Study your case and learn it inside and out. Be very thorough in preparing so you don’t get caught off-guard.

Visiting Professor Cheryl Fairbanks said this advice rang true for her.  “We saw Mr. Zamora’s passion for the law in how he emphasized the importance of thorough preparation,” she said. “If you’re stymied, roll up your sleeves and get into the case. The answers will come.”

Engage with people

Use your knowledge of the case and memory instead of relying heavily on your notes for opening and closing arguments and deposition questions.

Matias Zamora with Brian Rowland ('17), Kelsea Raether ('17) and Visiting Professor Cheryl Fairbanks.

Matias Zamora with Bryan Rowland ('17), Kelsea Raether ('17) and Visiting Professor Cheryl Fairbanks.

Mr. Zamora said he initially viewed jurors as “cardboard faces.” When he spent time getting to know them and relate more to them, he saw them as real human beings trying to do an honest job.

Judge Zamora said she learned that lesson the hard way when she was working with her father.  She had prepared her questions for a witness she was about to depose and forgot them in her office.  As she was walking back towards the conference room her father asked her what she was doing.  She informed him that she had forgotten her questions and was headed to the deposition. He threw her notes away and told her if you don’t know your case well enough to carry a conversation with this witness, then you had no business setting the deposition. “I realized how distracting it was to keep looking down at a paper with questions on it,” said Judge Zamora. “The person you’re interviewing looks down at your paper, too. It’s much better to engage them in a conversation and then start asking questions naturally.”

Be professional

Mr. Zamora had extensive experience getting along well with opposing attorneys. He recounted a story of driving to an out-of-town courtroom with the opposing attorney, sharing the same hotel, arguing their cases during the day, then going out to dinner together. If the opposing counsel is nasty, don’t get caught up in it. It’s important to be professional at all times.

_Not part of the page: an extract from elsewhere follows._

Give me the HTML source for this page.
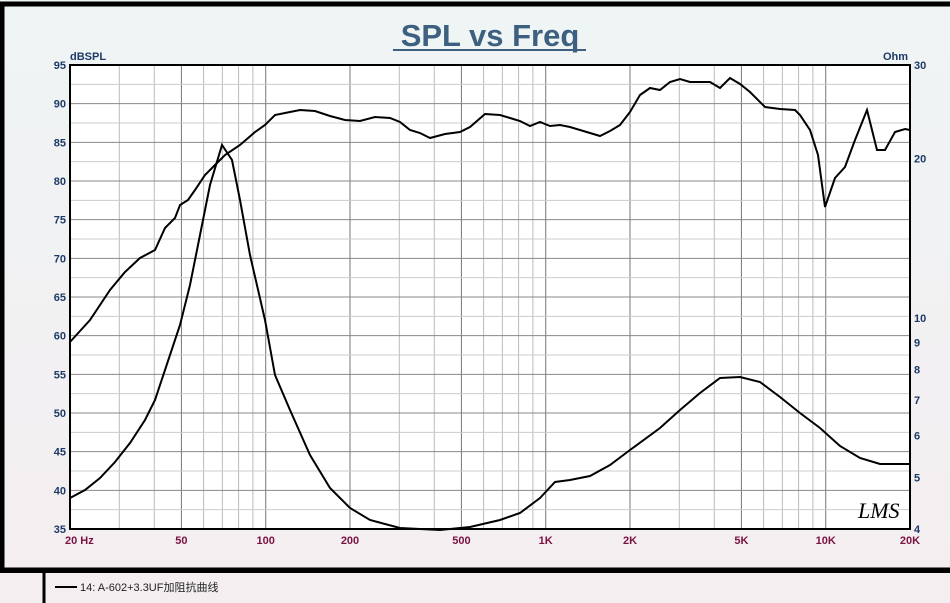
<!DOCTYPE html>
<html><head><meta charset="utf-8"><style>
html,body{margin:0;padding:0;width:950px;height:603px;overflow:hidden;background:#fff}
svg{display:block}
</style></head><body>
<svg id="s" width="950" height="603" xmlns="http://www.w3.org/2000/svg" font-family="Liberation Sans, sans-serif">
<defs><linearGradient id="bg" x1="0" y1="0" x2="0" y2="1"><stop offset="0" stop-color="#eff4f5"/><stop offset="1" stop-color="#f4eef0"/></linearGradient></defs>
<rect x="0" y="0" width="950" height="603" fill="url(#bg)"/>
<rect x="2" y="4" width="960" height="566" fill="none" stroke="#000" stroke-width="5"/>
<line x1="0" y1="571" x2="950" y2="571" stroke="#000" stroke-width="4"/>
<line x1="44" y1="571" x2="44" y2="603" stroke="#000" stroke-width="3"/>
<rect x="70" y="65" width="840" height="464" fill="#fff"/>
<g id="grid"></g>
<rect x="70" y="65" width="840" height="464" fill="none" stroke="#000" stroke-width="2"/>
<text x="490" y="46" text-anchor="middle" font-size="31" font-weight="bold" fill="#3d5f80">SPL vs Freq</text>
<line x1="393" y1="50" x2="586" y2="50" stroke="#3d5f80" stroke-width="2"/>
<text x="70" y="60" font-size="11" font-weight="bold" fill="#1d3a66">dBSPL</text>
<text x="908" y="60" text-anchor="end" font-size="11" font-weight="bold" fill="#1d3a66">Ohm</text>
<g id="lab" font-size="11" font-weight="bold"></g>
<text x="858" y="518" font-size="22" font-style="italic" font-family="Liberation Serif, serif" fill="#000">LMS</text>
<line x1="55" y1="587" x2="77" y2="587" stroke="#000" stroke-width="2"/>
<text x="80" y="591" font-size="11" fill="#222" font-family="Liberation Sans, Noto Sans CJK SC, sans-serif">14: A-602+3.3UF加阻抗曲线</text>
<polyline fill="none" stroke="#000" stroke-width="2" points="70,342 90,320 110,290 125,272 140,258 155,250 165,228 175,218 180,205 188,200 195,190 205,175 215,165 225,155 240,145 255,132 265,125 275,115 285,113 300,110 315,111 330,116 345,120 360,121 375,117 390,118 400,122 410,130 420,133 430,138 445,134 460,132 470,127 485,114 500,115 510,118 520,121 530,126 540,122 550,126 560,125 570,127 580,130 590,133 600,136 610,131 620,125 630,112 640,95 650,88 660,90 670,82 680,79 690,82 710,82 720,88 730,78 740,84 750,92 765,107 780,109 795,110 800,115 810,130 818,155 825,207 835,178 845,167 855,140 867,110 877,150 885,150 895,132 905,129 910,130"/>
<polyline fill="none" stroke="#000" stroke-width="2" points="70,498 85,490 100,478 115,462 130,443 145,420 155,400 165,370 180,325 190,285 200,235 210,185 222,145 232,160 240,200 250,255 265,320 275,375 290,410 310,455 330,488 350,508 370,520 400,528 440,530 470,527 500,520 520,513 540,498 555,482 570,480 590,476 610,465 630,450 660,428 680,410 700,393 720,378 740,377 760,382 780,397 800,413 820,428 840,446 860,458 880,464 910,464"/>
</svg>
<script>
var ns="http://www.w3.org/2000/svg",g=document.getElementById('grid'),lab=document.getElementById('lab');
function el(p,t,a,txt){var e=document.createElementNS(ns,t);for(var k in a)e.setAttribute(k,a[k]);if(txt!=null)e.textContent=txt;p.appendChild(e);}
function fx(f){return 70+280*Math.log10(f/20);}
var fs=[];[10,100,1000,10000].forEach(function(d){for(var i=1;i<10;i++){var f=i*d;if(f>20&&f<20000)fs.push(f);}});
fs.forEach(function(f){var m=String(f)[0];var major=(m=='1'||m=='2'||m=='5');el(g,'line',{x1:fx(f),x2:fx(f),y1:65,y2:529,stroke:major?'#777':'#bbb','stroke-width':1});});
for(var d=35;d<=95;d+=5){var y=65+(95-d)*464/60;el(g,'line',{x1:70,x2:910,y1:y,y2:y,stroke:'#888','stroke-width':1});el(lab,'text',{x:66,y:y+4,'text-anchor':'end',fill:'#1d3a66'},d);}
for(var d=37.5;d<95;d+=5){var y=65+(95-d)*464/60;el(g,'line',{x1:70,x2:910,y1:y,y2:y,stroke:'#ccc','stroke-width':1});}
[[20,'20  Hz'],[50,'50'],[100,'100'],[200,'200'],[500,'500'],[1000,'1K'],[2000,'2K'],[5000,'5K'],[10000,'10K'],[20000,'20K']].forEach(function(a){var x=fx(a[0]);el(lab,'text',{x:a[0]==20?x-5:x,y:544,'text-anchor':a[0]==20?'start':'middle',fill:'#7a1242'},a[1]);});
[30,20,10,9,8,7,6,5,4].forEach(function(z){var y=529-464*Math.log(z/4)/Math.log(7.5);el(lab,'text',{x:914,y:y+4,fill:'#1d3a66'},z);});
</script>
</body></html>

Use your creativity and imagination

Effective advocates need to use their creativity and imagination more, especially in the courtroom. Judge Zamora shared how she effectively developed an accident reconstruction to demonstrate difficult concepts to the judge and jury.

“We don’t use our imagination enough as lawyers, but it’s so important,” said Fairbanks.

Parting words

Afterwards, the Zamoras chatted with the students and congratulated them on their time in Clinic. Mr. Zamora concluded, “Be active in the State Bar, stay close to your law school and join professional organizations.”